Öte yandan, davanın reddi gerektiğine işaret eden Daire bozma ilamı çekişmeli taşınmazların kadastral nitelik taşıdıkları yanılgısından kaynaklanıp maddi hataya dayalı olduğundan, taraflar yararına kazanılmış hak doğurmayacağı da kuşkusuzdur.
Hal böyle olunca, uzman bilirkişiler aracılığıyla mahallinde keşif yapılarak, ""ihdas"" suretiyle oluşan ana taşınmazların 1191, 2854, 2855 ve 6085 sayılı parseller kapsamında kalan bölümlerinin bulunup bulunmadığının ve böylelikle daha önce mahkemece belirlenen ve Dairece de benimsenen kıyı-kenar çizgisi içerisinde yer alıp almadığının açıklığa kavuşturulması, anılan parsellerin kapsamında ve kıyı-kenar çizgisi içerisinde yer aldıklarının anlaşılması halinde, anılan bölümler hakkındaki davanın kabulüne karar verilmesi gerekirken, yanılgılı değerlendirme ve eksik uygulama ile yazılı biçimde hüküm kurulması doğru değildir.
Kabule göre de, 19.01.2011 tarihinde yürürlüğe giren ve 3402 sayılı Kadastro Yasası’nın 36. maddesi (36/A md. ) hükmüne ilave edilen 16. maddesi hükmünde, “kadastroya dayalı işlemlerden dolayı açılacak davalar neticesinde davalı taraf davayı kaybetse dahi yargılama giderlerinden ve bu giderlerden sayılan avukatlık ücretinden sorumlu tutulamayacağı hükmü öngörülmüş”, 17. maddesi ile de, anılan hükmün uygulanma zamanı infaz aşamasına kadar uzatılmıştır.
Hemen belirtilmelidir ki; yürürlüğe giren yasa hükmünün geçmişe şamil olarak uygulanması öngörüldüğünde anılan bu husus kazanılmış hakkın istisnasını teşkil eder.

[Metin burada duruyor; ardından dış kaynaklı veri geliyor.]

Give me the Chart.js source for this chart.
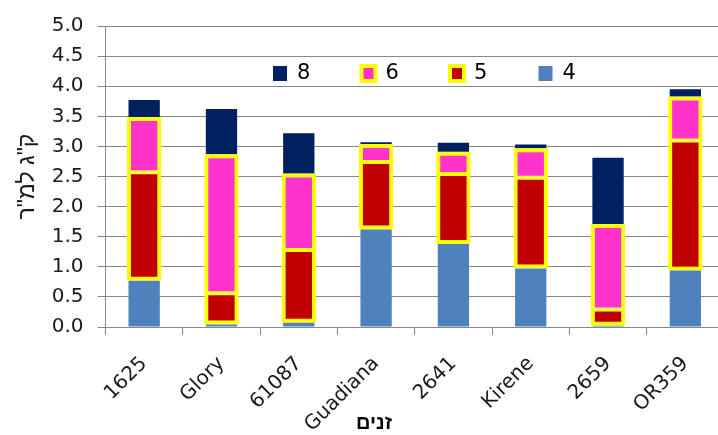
<!DOCTYPE html>
<html><head><meta charset="utf-8">
<script src="https://cdn.jsdelivr.net/npm/chart.js@4.4.0/dist/chart.umd.min.js"></script>
<style>
html,body{margin:0;padding:0;background:#fff;overflow:hidden;width:718px;height:435px}
#wrap{width:724px;height:435px;position:relative}
</style>
</head><body><div id="wrap"><canvas id="c"></canvas></div>
<script>
const categories = ['1625','Glory','61087','Guadiana','2641','Kirene','2659','OR359'];
const seriesNames = ['4','5','6','8'];
const s4 = [0.77,0.04,0.07,1.62,1.38,0.97,0.02,0.94];
const s5 = [1.80,0.52,1.21,1.12,1.16,1.51,0.27,2.16];
const s6 = [0.92,2.31,1.27,0.30,0.37,0.49,1.42,0.73];
const s8 = [0.28,0.75,0.67,0.03,0.15,0.06,1.10,0.12];
const yTitle = 'ק"ג למ"ר';
const xTitle = 'זנים';

const TXT = '#1a1a1a';
const GRID = '#888888';
const FONT = 'DejaVu Sans';
const HEB = 'Liberation Sans';

const legendPlugin = {
  id: 'customLegend',
  afterDraw(chart) {
    const ctx = chart.ctx;
    const ds = chart.data.datasets.slice().reverse();
    let x = 273;
    ctx.save();
    ds.forEach(d => {
      ctx.fillStyle = d.backgroundColor;
      ctx.fillRect(x, 66, 14, 15);
      if (d.borderColor) {
        ctx.strokeStyle = d.borderColor;
        ctx.lineWidth = 4;
        ctx.strokeRect(x, 66, 14, 15);
      }
      ctx.fillStyle = '#000';
      ctx.font = '21px "' + FONT + '"';
      ctx.textBaseline = 'middle';
      ctx.textAlign = 'left';
      ctx.fillText(d.label, x + 24, 74);
      x += 88.5;
    });
    ctx.font = 'bold 20px "' + HEB + '"';
    ctx.textAlign = 'center';
    ctx.textBaseline = 'middle';
    ctx.fillStyle = '#000';
    ctx.fillText(xTitle, 374, 423);
    ctx.restore();
  }
};

new Chart(document.getElementById('c'), {
  type: 'bar',
  data: {
    labels: categories,
    datasets: [
      {label: seriesNames[0], data: s4, backgroundColor: '#4F81BD', borderWidth: 0, barPercentage: 0.405, categoryPercentage: 1},
      {label: seriesNames[1], data: s5, backgroundColor: '#C00000', borderColor: '#FFFF00', borderWidth: {top: 2, bottom: 4, left: 4, right: 4}, borderSkipped: false, barPercentage: 0.445, categoryPercentage: 1},
      {label: seriesNames[2], data: s6, backgroundColor: '#FF33CC', borderColor: '#FFFF00', borderWidth: {top: 4, bottom: 2, left: 4, right: 4}, borderSkipped: false, barPercentage: 0.445, categoryPercentage: 1},
      {label: seriesNames[3], data: s8, backgroundColor: '#002060', borderWidth: 0, barPercentage: 0.405, categoryPercentage: 1}
    ]
  },
  options: {
    responsive: true,
    maintainAspectRatio: false,
    animation: false,
    devicePixelRatio: 1,
    layout: {padding: {top: 11, left: 0, right: 0, bottom: 0}},
    plugins: {legend: {display: false}, tooltip: {enabled: false}},
    scales: {
      x: {
        stacked: true,
        grid: {drawOnChartArea: false, drawTicks: true, tickLength: 8, color: GRID, offset: true},
        border: {color: GRID},
        ticks: {color: TXT, font: {family: FONT, size: 20}, minRotation: 45, maxRotation: 45, padding: 17, autoSkip: false},
        afterFit(s) { s.height = 108; }
      },
      y: {
        stacked: true,
        min: 0, max: 5,
        ticks: {stepSize: 0.5, color: TXT, font: {family: FONT, size: 20}, padding: 14, callback: v => Number(v).toFixed(1)},
        grid: {color: GRID, tickLength: 8, drawTicks: true},
        border: {color: GRID},
        title: {display: true, text: yTitle, color: TXT, font: {family: HEB, size: 23}, padding: {top: 14, bottom: 0}},
        afterFit(s) { s.width = 105.5; }
      }
    }
  },
  plugins: [legendPlugin]
});
</script>
</body></html>
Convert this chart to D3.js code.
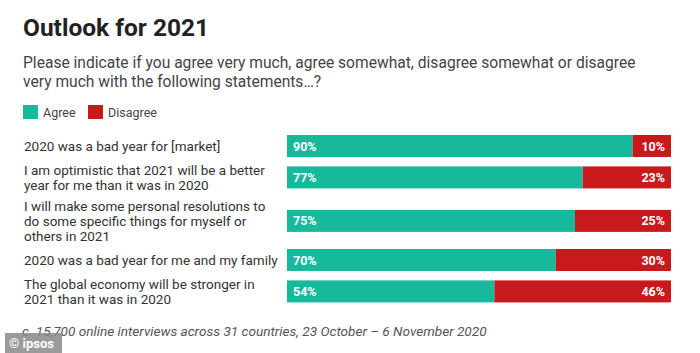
<!DOCTYPE html>
<html>
<head>
<meta charset="utf-8">
<script src="https://cdn.jsdelivr.net/npm/d3@7"></script>
<style>
  html, body { margin: 0; padding: 0; background: #ffffff; }
  svg { display: block; }
</style>
</head>
<body>
<svg id="chart" width="700" height="353"></svg>
<script>
const title = "Outlook for 2021";
const subtitleLines = [
  "Please indicate if you agree very much, agree somewhat, disagree somewhat or disagree",
  "very much with the following statements…?"
];
const seriesNames = ["Agree", "Disagree"];
const seriesColors = ["#17b99c", "#c8191c"];
const categories = [
  ["2020 was a bad year for [market]"],
  ["I am optimistic that 2021 will be a better", "year for me than it was in 2020"],
  ["I will make some personal resolutions to", "do some specific things for myself or", "others in 2021"],
  ["2020 was a bad year for me and my family"],
  ["The global economy will be stronger in", "2021 than it was in 2020"]
];
const agree = [90, 77, 75, 70, 54];
const disagree = [10, 23, 25, 30, 46];
const footnote = "c. 15,700 online interviews across 31 countries, 23 October – 6 November 2020";

const svg = d3.select("#chart");
const font = "Roboto, 'Noto Sans', sans-serif";

svg.append("text").attr("x", 23).attr("y", 36)
  .attr("font-family", font).attr("font-weight", 700).attr("font-size", 24.5)
  .attr("fill", "#222").text(title);

svg.append("g").selectAll("text").data(subtitleLines).join("text")
  .attr("x", 23).attr("y", (d, i) => 68 + i * 19)
  .attr("font-family", font).attr("font-size", 15.6).attr("fill", "#444")
  .text(d => d);

// legend
const legend = svg.append("g").attr("transform", "translate(23,105)");
const legX = [0, 65];
seriesNames.forEach((n, i) => {
  legend.append("rect").attr("x", legX[i]).attr("y", 0).attr("width", 15).attr("height", 14)
    .attr("fill", seriesColors[i]);
  legend.append("text").attr("x", legX[i] + 20).attr("y", 12)
    .attr("font-family", font).attr("font-size", 12.5).attr("fill", "#444").text(n);
});

// layout rows
const lineH = 15.4, barH = 22, gap = 5;
const rows = [];
let y0 = 135;
categories.forEach((c, i) => {
  const h = Math.max(barH, c.length * lineH);
  rows.push({ lines: c, top: y0, h: h, center: y0 + h / 2, agree: agree[i], disagree: disagree[i] });
  y0 += h + gap;
});
const x = d3.scaleLinear().domain([0, 100]).range([287, 671]);

const g = svg.append("g");
rows.forEach(r => {
  const by = r.center - barH / 2;
  g.append("rect").attr("x", x(0)).attr("y", by).attr("width", x(r.agree) - x(0)).attr("height", barH)
    .attr("fill", seriesColors[0]);
  g.append("rect").attr("x", x(r.agree)).attr("y", by).attr("width", x(100) - x(r.agree)).attr("height", barH)
    .attr("fill", seriesColors[1]);
  g.append("text").attr("x", x(0) + 6).attr("y", r.center + 4.5)
    .attr("font-family", font).attr("font-weight", 700).attr("font-size", 12.5).attr("fill", "#fff")
    .text(r.agree + "%");
  g.append("text").attr("x", x(100) - 6).attr("y", r.center + 4.5).attr("text-anchor", "end")
    .attr("font-family", font).attr("font-weight", 700).attr("font-size", 12.5).attr("fill", "#fff")
    .text(r.disagree + "%");
  const n = r.lines.length;
  r.lines.forEach((t, j) => {
    g.append("text").attr("x", 24)
      .attr("y", r.center + (j - (n - 1) / 2) * lineH + 5)
      .attr("font-family", font).attr("font-size", 13.5).attr("fill", "#333").text(t);
  });
});

svg.append("text").attr("x", 22).attr("y", 336)
  .attr("font-family", font).attr("font-style", "italic").attr("font-size", 13.6).attr("fill", "#555")
  .text(footnote);

// watermark
svg.append("rect").attr("x", 5).attr("y", 333).attr("width", 57).attr("height", 20)
  .attr("fill", "#8a8a8a").attr("opacity", 0.85);
svg.append("text").attr("x", 9).attr("y", 348)
  .attr("font-family", font).attr("font-weight", 700).attr("font-size", 13).attr("fill", "#fff")
  .text("© ipsos");
</script>
</body>
</html>
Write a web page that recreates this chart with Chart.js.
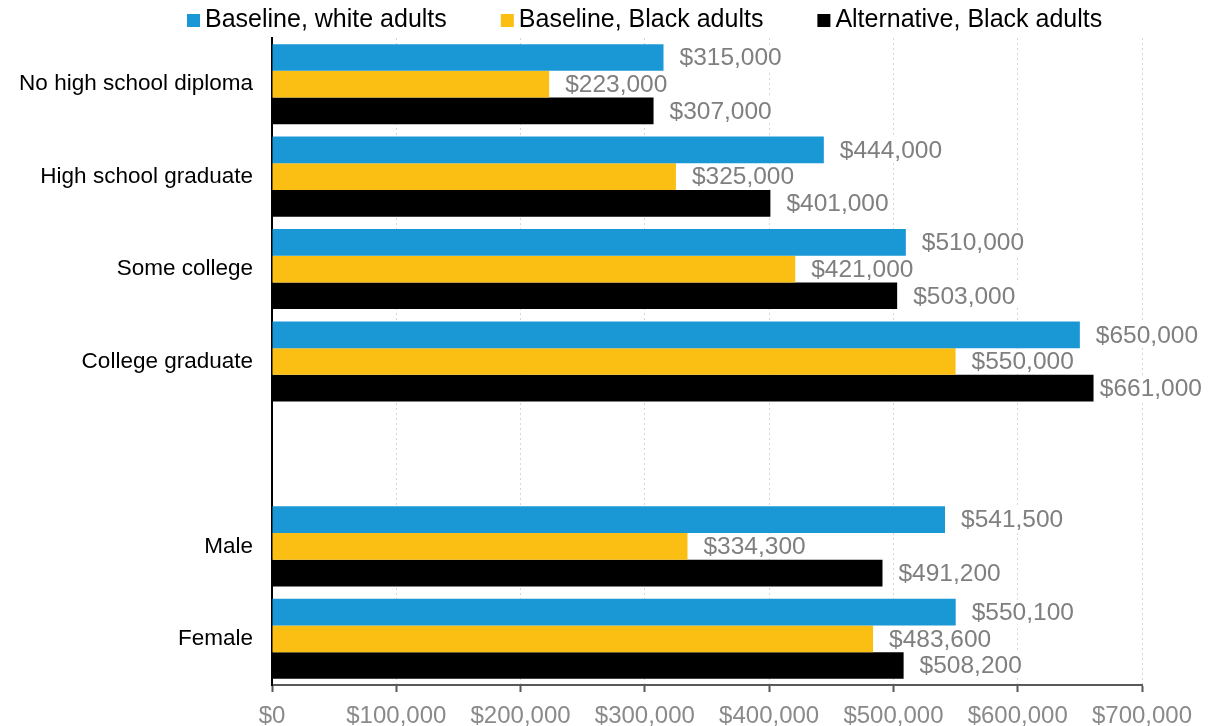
<!DOCTYPE html>
<html>
<head>
<meta charset="utf-8">
<script src="https://cdn.jsdelivr.net/npm/chart.js@4"></script>
<style>
  html, body { margin: 0; padding: 0; background: #fff; }
  #wrap { width: 1224px; height: 726px; position: relative; }
</style>
</head>
<body>
<div id="wrap"><canvas id="earningsChart" width="1224" height="726"></canvas></div>
<script>
const categories = ["No high school diploma", "High school graduate", "Some college", "College graduate", "", "Male", "Female"];
const seriesNames = ["Baseline, white adults", "Baseline, Black adults", "Alternative, Black adults"];
const whiteBaseline = [315000, 444000, 510000, 650000, null, 541500, 550100];
const blackBaseline = [223000, 325000, 421000, 550000, null, 334300, 483600];
const blackAlternative = [307000, 401000, 503000, 661000, null, 491200, 508200];
const xTicks = [0, 100000, 200000, 300000, 400000, 500000, 600000, 700000];
const colors = ["#1a98d5", "#fbbf14", "#000000"];

const FONT = "'Liberation Sans', Arial, sans-serif";

function money(v) {
  return "$" + v.toLocaleString("en-US");
}

// legend row across the top
const topLegend = {
  id: "topLegend",
  afterDraw(chart) {
    const ctx = chart.ctx;
    ctx.save();
    ctx.font = "25px " + FONT;
    ctx.textBaseline = "middle";
    ctx.textAlign = "left";
    let x = 187;
    seriesNames.forEach((name, i) => {
      ctx.fillStyle = colors[i];
      ctx.fillRect(x, 14, 13, 13);
      ctx.fillStyle = "#000";
      ctx.fillText(name, x + 18, 20);
      x += 18 + ctx.measureText(name).width + 54;
    });
    ctx.restore();
  }
};

// value labels right of each bar, on a white box
const valueLabels = {
  id: "valueLabels",
  afterDatasetsDraw(chart) {
    const ctx = chart.ctx;
    ctx.save();
    ctx.font = "24.5px " + FONT;
    ctx.textBaseline = "middle";
    ctx.textAlign = "left";
    chart.data.datasets.forEach((ds, di) => {
      chart.getDatasetMeta(di).data.forEach((bar, i) => {
        const v = ds.data[i];
        if (v == null) return;
        const text = money(v);
        const w = ctx.measureText(text).width;
        let x = bar.x + 16;
        if (x + w > 1202) x = 1202 - w;
        ctx.fillStyle = "#fff";
        ctx.fillRect(x - 3, bar.y - bar.height / 2 + 1, w + 6, bar.height - 2);
        ctx.fillStyle = "#7f7f7f";
        ctx.fillText(text, x, bar.y + 1);
      });
    });
    ctx.restore();
  }
};

new Chart(document.getElementById("earningsChart"), {
  type: "bar",
  data: {
    labels: categories,
    datasets: [
      { label: seriesNames[0], data: whiteBaseline, backgroundColor: colors[0] },
      { label: seriesNames[1], data: blackBaseline, backgroundColor: colors[1] },
      { label: seriesNames[2], data: blackAlternative, backgroundColor: colors[2] }
    ]
  },
  options: {
    indexAxis: "y",
    responsive: false,
    animation: false,
    devicePixelRatio: 1,
    categoryPercentage: 0.866,
    barPercentage: 1,
    layout: { padding: { top: 38, right: 82, left: 0, bottom: 0 } },
    plugins: {
      legend: { display: false },
      tooltip: { enabled: false }
    },
    scales: {
      x: {
        min: 0,
        max: 700000,
        afterBuildTicks: s => { s.ticks = xTicks.map(v => ({ value: v })); },
        afterFit: s => { s.height = 41; },
        grid: {
          color: "#d6d6d6",
          tickColor: "#595959",
          tickBorderDash: [],
          tickLength: 7,
          tickWidth: 2
        },
        border: { display: true, color: "#595959", width: 2, dash: [2, 3] },
        ticks: {
          color: "#8a8a8a",
          padding: 10,
          maxRotation: 0,
          font: { family: FONT, size: 24 },
          callback: v => money(v)
        }
      },
      y: {
        afterFit: s => { s.width = 272; },
        grid: { display: false, drawTicks: false },
        border: { display: true, color: "#000", width: 2 },
        ticks: {
          color: "#000",
          padding: 19,
          font: { family: FONT, size: 22.5 }
        }
      }
    }
  },
  plugins: [topLegend, valueLabels]
});
</script>
</body>
</html>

Nitekim anılan 6099 sayılı Yasanın eldeki davalara da uygulanması gerektiği gözetildiğinde somut olayda hazine yararına usulen kazanılmış bir haktan söz etme olanağı yoktur. Esasen kararın davalı tarafından temyiz edilmemiş olması da neticeye etkili değildir. 6099 sayılı Yasa hükümleri gözetilmek suretiyle bir değerlendirme yapılarak yargılama giderleri ve avukatlık ücreti konusunda da bir karar verilmek üzere hüküm bozulmalıdır.
Davacının karar düzeltme isteğinin HUMK’nun 440 maddesi gereğince kabulüne, dairenin 26.10.2010 tarih, 2010/6960 Esas, 2010/11036 Karar, sayılı bozma kararının Ortadan Kaldırılmasına, yukarıda yapılan açkılamalar ve değinilen ilkeler doğrultusunda araştırma yapılarak, hasıl olacak sonuca göre bir karar verilmesi için mahkemenin 27.10.2009 tarih, 2009/576 Esas, 2009/485 Karar sayılı kararının açıklanan bu nedenlerle HUMK."nun 428.maddesi gereğince BOZULMASINA, 14.4.2011 tarihinde oybirliğiyle karar verildi.